É importante levar essas informações para o público de modo a desconstruir esse conceito de que está criando-se mais uma estatal. Na verdade, o que está sendo feito é a redução do tamanho do Estado no setor elétrico. A privatização da Eletrobrás representa isso. Sabemos que nem tudo que a Eletrobrás faz atualmente pode ficar na mão do setor privado. Por isso, é importante que o Estado tenha o controle de políticas públicas. Inclusive, poderão vir outras políticas públicas daqui em diante, com certeza, principalmente quando se fala na área ambiental e energia limpa. Isso vai ajudar o país em seus compromissos de redução de emissões.
Aproveitando o gancho das políticas públicas, poderia mencionar rapidamente quais delas estarão sob a responsabilidade da ENBPar?

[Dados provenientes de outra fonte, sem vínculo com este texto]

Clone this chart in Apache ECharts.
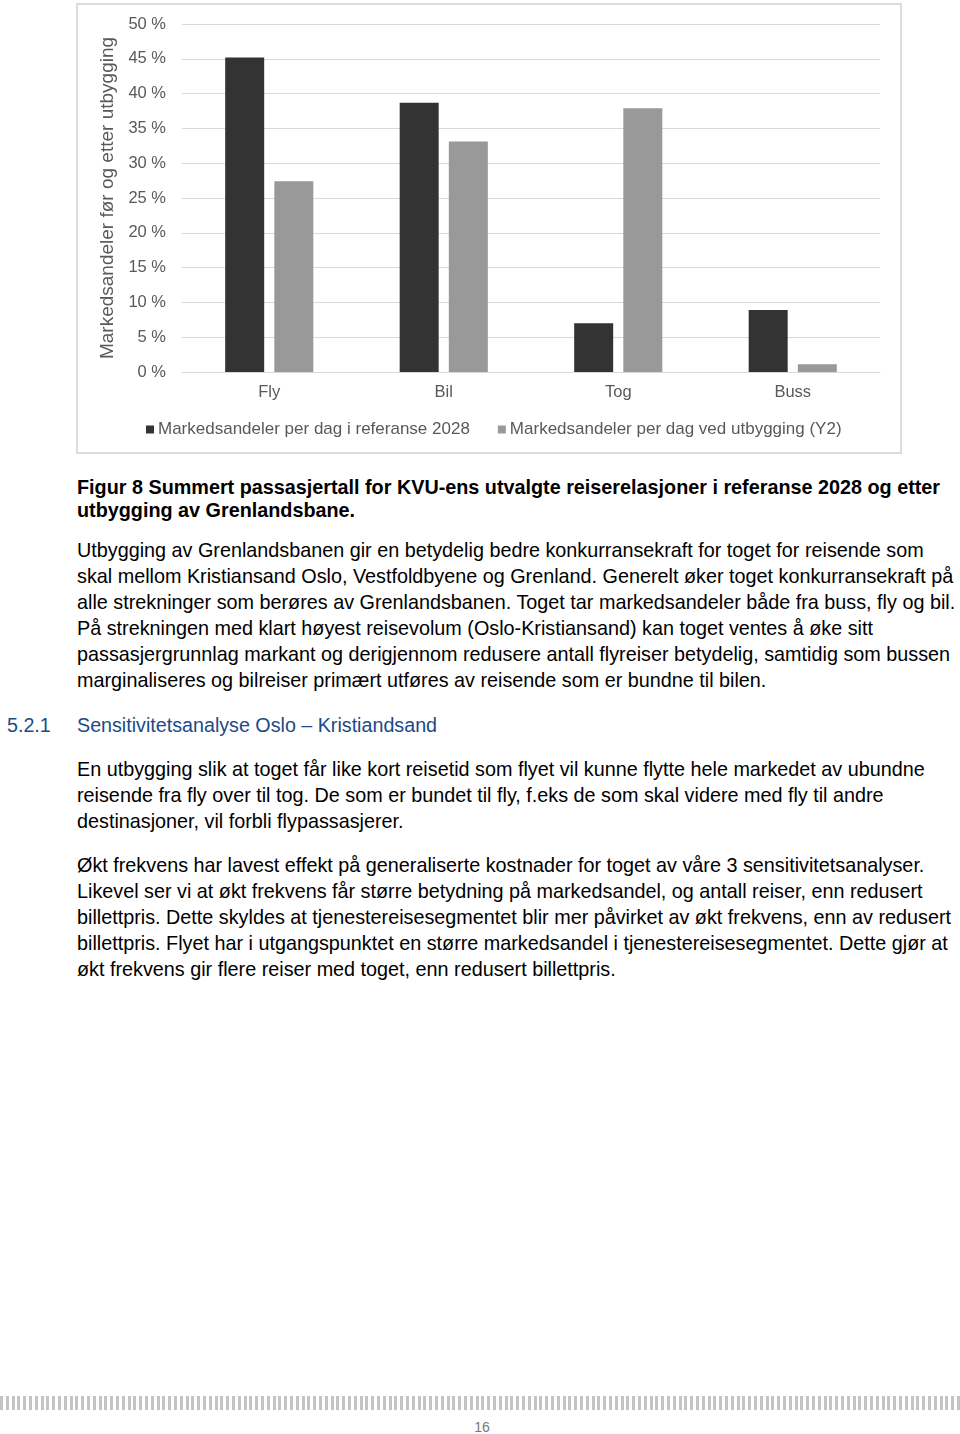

Sobre as políticas públicas, vale lembrar que o programa Luz para Todos já está quase no final. Mas ele se desdobrou em outro programa, que ainda está incipiente – o Mais Luz para a Amazônia. Estamos falando de um universo de até 300 mil pessoas sem acesso à energia elétrica. Além disso, existem outras demandas do Programa Nacional de Conservação de Energia Elétrica (PROCEL) e do Programa de Incentivo às Fontes Alternativas de Energia Elétrica (Proinfra). A ENBPar também será responsável por bens da União sob administração da Eletrobrás (BUSA) e contratos do Fundo Reserva Global de Reversão (RGR), assinados antes de 17 de novembro de 2016.